### JOB
Copy the listing below in full and skip every picture.

### DATA EXTRACT
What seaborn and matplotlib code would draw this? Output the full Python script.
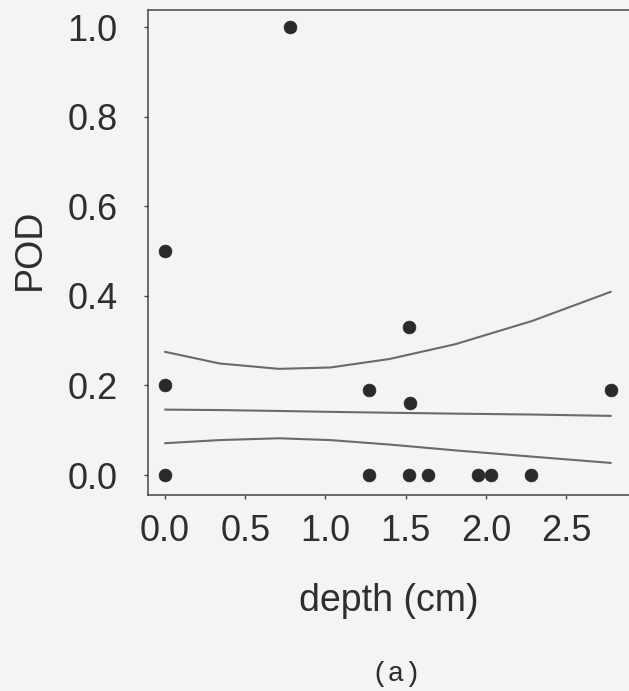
import matplotlib
matplotlib.use("Agg")
import matplotlib.pyplot as plt
import seaborn as sns
import pandas as pd

# observed points
depth = [0.0, 0.0, 0.0, 0.78, 1.27, 1.27, 1.52, 1.53, 1.52, 1.64, 1.95, 2.03, 2.28, 2.78]
pod = [0.5, 0.2, 0.0, 1.0, 0.19, 0.0, 0.33, 0.16, 0.0, 0.0, 0.0, 0.0, 0.0, 0.19]

# fitted curve and confidence bounds
curve_x = [0.0, 0.34, 0.71, 1.03, 1.40, 1.81, 2.29, 2.78]
upper = [0.275, 0.249, 0.237, 0.240, 0.259, 0.292, 0.344, 0.409]
fit = [0.146, 0.145, 0.143, 0.141, 0.139, 0.137, 0.135, 0.132]
lower = [0.071, 0.078, 0.082, 0.078, 0.068, 0.055, 0.041, 0.027]

x_ticks = [0.0, 0.5, 1.0, 1.5, 2.0, 2.5]
y_ticks = [0.0, 0.2, 0.4, 0.6, 0.8, 1.0]

sns.set_style("ticks")
plt.rcParams['font.family'] = ['Liberation Sans', 'DejaVu Sans']

bg = '#f4f4f2'
ink = '#2e2e2e'
fig = plt.figure(figsize=(6.29, 6.91), dpi=100, facecolor=bg)
ax = fig.add_axes([148/629, 196/691, 481/629, 485/691])
ax.set_facecolor(bg)

pts = pd.DataFrame({'depth': depth, 'POD': pod})
lines = pd.DataFrame({
    'depth': curve_x * 3,
    'POD': upper + fit + lower,
    'curve': ['upper'] * len(curve_x) + ['fit'] * len(curve_x) + ['lower'] * len(curve_x),
})

sns.lineplot(data=lines, x='depth', y='POD', units='curve', estimator=None,
             color='#6a6a6a', linewidth=1.5, ax=ax, legend=False)
sns.scatterplot(data=pts, x='depth', y='POD', color='#2a2a2a', s=85,
                edgecolor='#2a2a2a', linewidth=0.5, ax=ax, legend=False, zorder=3)

ax.set_xlim(-0.106, 2.893)
ax.set_ylim(-0.0446, 1.038)
ax.set_xticks(x_ticks)
ax.set_xticklabels([f"{v:.1f}" for v in x_ticks])
ax.set_yticks(y_ticks)
ax.set_yticklabels([f"{v:.1f}" for v in y_ticks])

for side in ['left', 'bottom', 'top']:
    ax.spines[side].set_color('#444444')
    ax.spines[side].set_linewidth(1.1)
ax.spines['right'].set_visible(False)

ax.tick_params(axis='both', direction='out', length=3, width=1, color='#444444',
               labelsize=26, labelcolor=ink)
ax.tick_params(axis='y', pad=19)
ax.tick_params(axis='x', pad=11)

ax.set_xlabel('depth (cm)', fontsize=27, color=ink)
ax.set_ylabel('POD', fontsize=27, color=ink)
ax.xaxis.label.set_va('center')
ax.yaxis.label.set_va('center')
ax.xaxis.set_label_coords(0.5, (495 - 601) / 485)
ax.yaxis.set_label_coords((30 - 148) / 481, (495 - 249) / 485)

fig.text(396 / 629, 1 - 674 / 691, '(a)', ha='center', va='center',
         fontsize=20, color=ink, family=['Liberation Mono', 'DejaVu Sans Mono'])

fig.savefig('out.png', dpi=100, facecolor=bg)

### SOLUTION TO THIS EXERCISE
What seaborn and matplotlib code would draw this? Output the full Python script.
import matplotlib
matplotlib.use("Agg")
import matplotlib.pyplot as plt
import seaborn as sns
import pandas as pd

# observed points
depth = [0.0, 0.0, 0.0, 0.78, 1.27, 1.27, 1.52, 1.53, 1.52, 1.64, 1.95, 2.03, 2.28, 2.78]
pod = [0.5, 0.2, 0.0, 1.0, 0.19, 0.0, 0.33, 0.16, 0.0, 0.0, 0.0, 0.0, 0.0, 0.19]

# fitted curve and confidence bounds
curve_x = [0.0, 0.34, 0.71, 1.03, 1.40, 1.81, 2.29, 2.78]
upper = [0.275, 0.249, 0.237, 0.240, 0.259, 0.292, 0.344, 0.409]
fit = [0.146, 0.145, 0.143, 0.141, 0.139, 0.137, 0.135, 0.132]
lower = [0.071, 0.078, 0.082, 0.078, 0.068, 0.055, 0.041, 0.027]

x_ticks = [0.0, 0.5, 1.0, 1.5, 2.0, 2.5]
y_ticks = [0.0, 0.2, 0.4, 0.6, 0.8, 1.0]

sns.set_style("ticks")
plt.rcParams['font.family'] = ['Liberation Sans', 'DejaVu Sans']

bg = '#f4f4f2'
ink = '#2e2e2e'
fig = plt.figure(figsize=(6.29, 6.91), dpi=100, facecolor=bg)
ax = fig.add_axes([148/629, 196/691, 481/629, 485/691])
ax.set_facecolor(bg)

pts = pd.DataFrame({'depth': depth, 'POD': pod})
lines = pd.DataFrame({
    'depth': curve_x * 3,
    'POD': upper + fit + lower,
    'curve': ['upper'] * len(curve_x) + ['fit'] * len(curve_x) + ['lower'] * len(curve_x),
})

sns.lineplot(data=lines, x='depth', y='POD', units='curve', estimator=None,
             color='#6a6a6a', linewidth=1.5, ax=ax, legend=False)
sns.scatterplot(data=pts, x='depth', y='POD', color='#2a2a2a', s=85,
                edgecolor='#2a2a2a', linewidth=0.5, ax=ax, legend=False, zorder=3)

ax.set_xlim(-0.106, 2.893)
ax.set_ylim(-0.0446, 1.038)
ax.set_xticks(x_ticks)
ax.set_xticklabels([f"{v:.1f}" for v in x_ticks])
ax.set_yticks(y_ticks)
ax.set_yticklabels([f"{v:.1f}" for v in y_ticks])

for side in ['left', 'bottom', 'top']:
    ax.spines[side].set_color('#444444')
    ax.spines[side].set_linewidth(1.1)
ax.spines['right'].set_visible(False)

ax.tick_params(axis='both', direction='out', length=3, width=1, color='#444444',
               labelsize=26, labelcolor=ink)
ax.tick_params(axis='y', pad=19)
ax.tick_params(axis='x', pad=11)

ax.set_xlabel('depth (cm)', fontsize=27, color=ink)
ax.set_ylabel('POD', fontsize=27, color=ink)
ax.xaxis.label.set_va('center')
ax.yaxis.label.set_va('center')
ax.xaxis.set_label_coords(0.5, (495 - 601) / 485)
ax.yaxis.set_label_coords((30 - 148) / 481, (495 - 249) / 485)

fig.text(396 / 629, 1 - 674 / 691, '(a)', ha='center', va='center',
         fontsize=20, color=ink, family=['Liberation Mono', 'DejaVu Sans Mono'])

fig.savefig('out.png', dpi=100, facecolor=bg)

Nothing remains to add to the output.